Insurance companies may be classified as
- Life insurance companies, who sell life insurance, annuities and pensions products.
- Non-life or general insurance companies, who sell other types of insurance.
In most countries, life and non-life insurers are subject to different regulations, tax and accounting rules. The main reason for the distinction between the two types of company is that life business is very long term in nature — coverage for life assurance or a pension can cover risks over many decades. By contrast, non-life insurance cover usually covers a shorter period, such as one year.
Insurance companies are generally classified as either mutual or stock companies. This is more of a traditional distinction as true mutual companies are becoming rare. Mutual companies are owned by the policyholders, while stockholders, (who may or may not own policies) own stock insurance companies.
Reinsurance companies are insurance companies that sell policies to other insurance companies, allowing them to reduce their risks and protect themselves from very large losses. The reinsurance market is dominated by a few very large companies, with huge reserves.
Captive Insurance companies may be defined as limited purpose insurance companies established with the specific objective of financing risks emanating from their parent group or groups. This definition can sometimes be extended to include some of the risks of the parent company's customers. In short terms, it is an in-house self-insurance vehicle. Captives may take the form of a "pure" entity (which is a 100% a subsidiary of the self-insured parent company); of a "mutual" captive (which insures the collective risks of industry members) and of an "association" captive (which self-insures individual risks of the members of a professional, commercial or industrial association). Captives represent commercial, economic and tax advantages to their sponsors due to the reductions on costs they help create, the ease for insurance risk management and the flexibility for cash flows they generate. Additionally, they may provide coverage of risks which are neither available nor offered in the traditional insurance market at reasonable prices.
The types of risk that a captive can underwrite for the parent include property damage, public and products liability, professional indemnity, employee benefits, employers liability, motor and medical aid expenses. The captive's exposure to such risks may be limited by the use of reinsurance.
Captives are becoming an increasingly important component of the risk management and risk financing strategy of their parent. This can be understood against the following background:
- Heavy and increasing premium costs in almost every line of coverage;
- Difficulties in insuring certain types of fortuitous risk;
- Differential coverage standards in various parts of the world;
- Rating structures which reflect market trends rather than individual loss experience;
- Insufficient credit for deductibles and/or loss control efforts.
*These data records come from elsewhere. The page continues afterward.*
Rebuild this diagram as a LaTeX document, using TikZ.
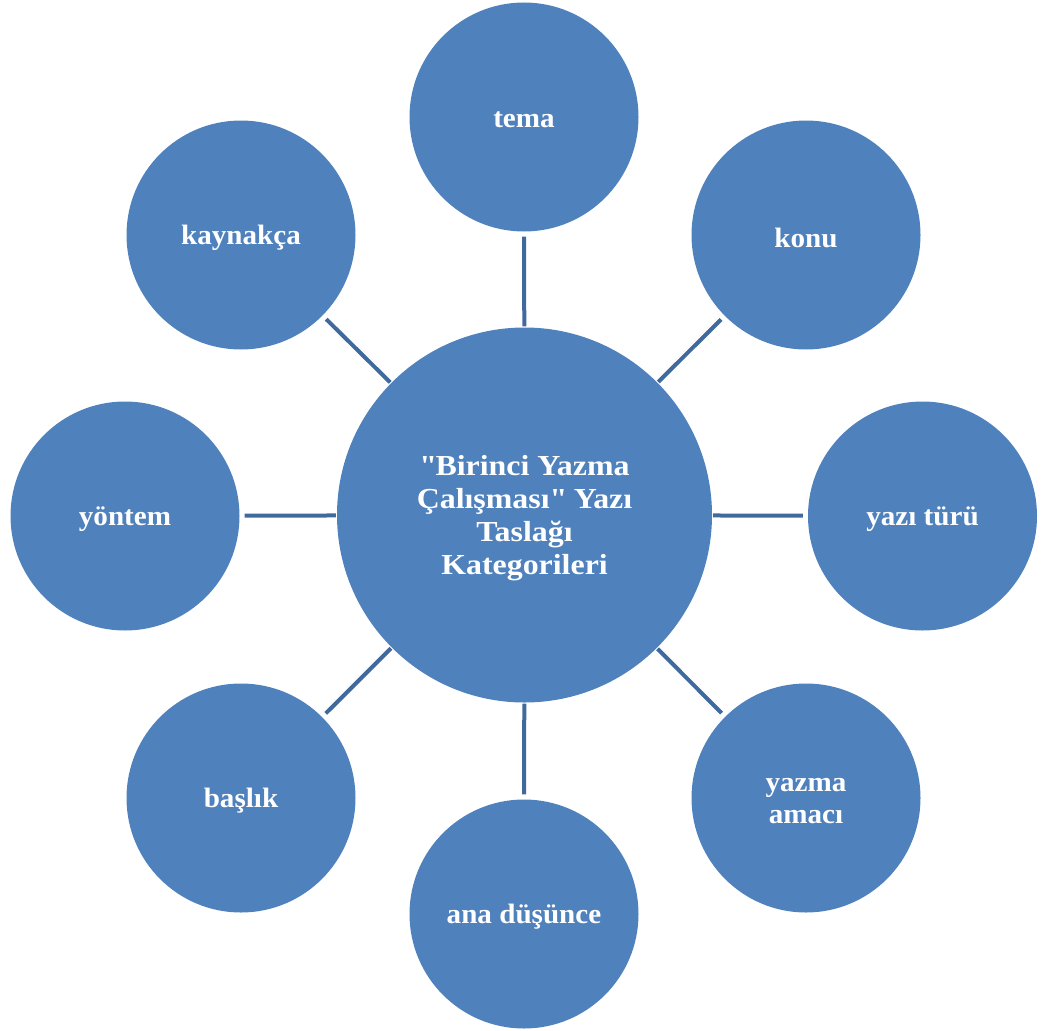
\documentclass[tikz,border=0pt]{standalone}
\usepackage{fontspec}
\setmainfont{Liberation Serif}
\newfontfamily\hubfont{Liberation Serif}[FakeStretch=1.1]
\newfontfamily\leaffont{Liberation Serif}[FakeStretch=1.04]
\definecolor{bubble}{HTML}{4F81BD}
\definecolor{spoke}{RGB}{64,106,157}
\begin{document}
\begin{tikzpicture}[x=1pt,y=-1pt,
  bubble/.style={circle,fill=bubble,draw=none,inner sep=0pt},
  caption/.style={text=white,align=center,inner sep=0pt,yshift=-3pt},
  hub/.style={bubble,minimum size=375pt,
    label={[caption,font=\hubfont\bfseries\fontsize{29}{33}\selectfont]center:#1}},
  leaf/.style={bubble,minimum size=229pt,
    label={[caption,font=\leaffont\bfseries\fontsize{28}{32}\selectfont]center:#1}},
  spokeline/.style={draw=spoke,line width=4pt,shorten >=5pt,shorten <=1pt}]
\useasboundingbox (0,0) rectangle (1048,1030);
% central category bubble
\node[hub={\textquotedbl Birinci Yazma\\Çalışması\textquotedbl{} Yazı\\Taslağı\\Kategorileri}] (c) at (524.5,515) {};
% surrounding bubbles
\node[leaf=tema]              (tema)   at (524,117)   {};
\node[leaf=konu]              (konu)   at (806,235)   {};
\node[leaf=yazı türü]         (tur)    at (922.5,516) {};
\node[leaf={yazma\\amacı}]    (amac)   at (806,798)   {};
\node[leaf=ana düşünce]       (fikir)  at (524,914)   {};
\node[leaf=başlık]            (baslik) at (241,798)   {};
\node[leaf=yöntem]            (yontem) at (125,516)   {};
\node[leaf=kaynakça]          (kaynak) at (241,235)   {};
% spokes
\foreach \n in {tema,konu,tur,amac,fikir,baslik,yontem,kaynak}
  \draw[spokeline] (c) -- (\n);
\end{tikzpicture}
\end{document}
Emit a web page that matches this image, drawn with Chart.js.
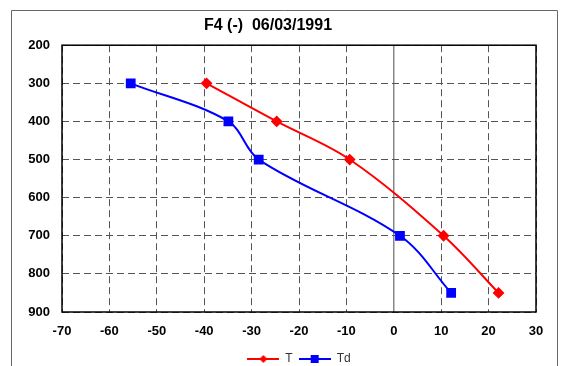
<!DOCTYPE html>
<html>
<head>
<meta charset="utf-8">
<script src="https://cdn.jsdelivr.net/npm/chart.js@4"></script>
<style>
  html, body { margin: 0; padding: 0; background: #fff; overflow: hidden; }
  #wrap { width: 564px; height: 366px; }
</style>
</head>
<body>
<div id="wrap"><canvas id="myChart" width="564" height="366"></canvas></div>
<script>
// 데이터
const pressureLevels = [300, 400, 500, 700, 850];
const tempT = [-39.5, -24.7, -9.3, 10.5, 22.1];
const tempTd = [-55.5, -34.9, -28.5, 1.3, 12.1];
const xTicks = [-70, -60, -50, -40, -30, -20, -10, 0, 10, 20, 30];
const yTicks = [200, 300, 400, 500, 600, 700, 800, 900];

const toPoints = (xs) => xs.map((x, i) => ({ x: x, y: pressureLevels[i] }));

// 범례 아이콘 (선 + 마커)
function legendIcon(color, style) {
  const c = document.createElement('canvas');
  c.width = 32; c.height = 10;
  const g = c.getContext('2d');
  g.strokeStyle = color; g.lineWidth = 2;
  g.beginPath(); g.moveTo(0, 5); g.lineTo(32, 5); g.stroke();
  g.fillStyle = color;
  if (style === 'rect') {
    g.fillRect(12, 1, 8, 8);
  } else {
    g.beginPath(); g.moveTo(16, 1); g.lineTo(20, 5); g.lineTo(16, 9); g.lineTo(12, 5); g.closePath(); g.fill();
  }
  return c;
}

// 테두리 그리기
const framePlugin = {
  id: 'frame',
  beforeDraw(chart) {
    const g = chart.ctx;
    g.save();
    g.strokeStyle = '#666'; g.lineWidth = 1;
    g.beginPath();
    g.moveTo(11.5, 370); g.lineTo(11.5, 10.5); g.lineTo(557.5, 10.5); g.lineTo(557.5, 370);
    g.stroke();
    g.restore();
  },
  afterDatasetsDraw(chart) {
    const a = chart.chartArea;
    const g = chart.ctx;
    g.save();
    g.strokeStyle = '#000'; g.lineWidth = 1.5;
    g.strokeRect(a.left, a.top, a.right - a.left, a.bottom - a.top);
    g.restore();
  }
};

const ctx = document.getElementById('myChart').getContext('2d');
const myChart = new Chart(ctx, {
  type: 'scatter',
  data: {
    datasets: [{
      label: 'T',
      data: toPoints(tempT),
      showLine: true,
      borderColor: '#ff0000',
      backgroundColor: '#ff0000',
      borderWidth: 2,
      pointStyle: 'rectRot',
      pointRadius: 4.5,
      tension: 0.35
    }, {
      label: 'Td',
      data: toPoints(tempTd),
      showLine: true,
      borderColor: '#0000ff',
      backgroundColor: '#0000ff',
      borderWidth: 2,
      pointStyle: 'rect',
      pointRadius: 5.5,
      tension: 0.35
    }]
  },
  options: {
    responsive: false,
    animation: false,
    layout: { padding: { left: 0, right: 28, top: 0, bottom: -9 } },
    plugins: {
      title: {
        display: true,
        text: 'F4 (-)  06/03/1991',
        color: '#000',
        font: { family: 'Arial, "Liberation Sans"', size: 16, weight: 'bold' },
        padding: { top: 16, bottom: 10 }
      },
      legend: {
        position: 'bottom',
        fullSize: false,
        labels: {
          color: '#333',
          font: { family: 'Arial, "Liberation Sans"', size: 12 },
          usePointStyle: true,
          pointStyleWidth: 32,
          boxHeight: 10,
          padding: 6,
          generateLabels(chart) {
            return chart.data.datasets.map((ds, i) => ({
              text: ds.label,
              pointStyle: legendIcon(ds.borderColor, ds.pointStyle),
              fillStyle: ds.borderColor,
              strokeStyle: ds.borderColor,
              lineWidth: 0,
              datasetIndex: i,
              fontColor: '#333'
            }));
          }
        }
      },
      tooltip: { enabled: false }
    },
    scales: {
      x: {
        type: 'linear',
        min: -70, max: 30,
        afterBuildTicks: (s) => { s.ticks = xTicks.map(v => ({ value: v })); },
        ticks: {
          color: '#000',
          padding: 12,
          font: { family: 'Arial, "Liberation Sans"', size: 13, weight: 'bold' }
        },
        grid: {
          drawTicks: false,
          color: (c) => (c.tick && c.tick.value === 0) ? '#888' : '#555',
          lineWidth: (c) => (c.tick && c.tick.value === 0) ? 1.5 : 1
        },
        border: {
          display: false,
          dash: (c) => (c.tick && c.tick.value === 0) ? [] : [7, 4]
        },
        afterFit: (s) => { s.height = 35; }
      },
      y: {
        type: 'linear',
        reverse: true,
        min: 200, max: 900,
        afterBuildTicks: (s) => { s.ticks = yTicks.map(v => ({ value: v })); },
        ticks: {
          color: '#000',
          padding: 12,
          font: { family: 'Arial, "Liberation Sans"', size: 13, weight: 'bold' }
        },
        grid: { drawTicks: false, color: '#555', lineWidth: 1 },
        border: { display: false, dash: [7, 4] },
        afterFit: (s) => { s.width = 62; }
      }
    }
  },
  plugins: [framePlugin]
});
</script>
</body>
</html>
There are also companies known as 'insurance consultants'. Like a mortgage broker, these companies are paid a fee by the customer to shop around for the best insurance policy amongst many companies .
Similar to an insurance consultant, an 'insurance broker' also shops around for the best insurance policy amongst many companies. However, with insurance brokers, the fee is usually paid in the form of commission from the insurer that is selected rather than directly from the client.
Third Party Administrators are companies that perform underwriting and sometimes claims handling services for insurance companies. These companies often have special expertise that the insurance companies do not have.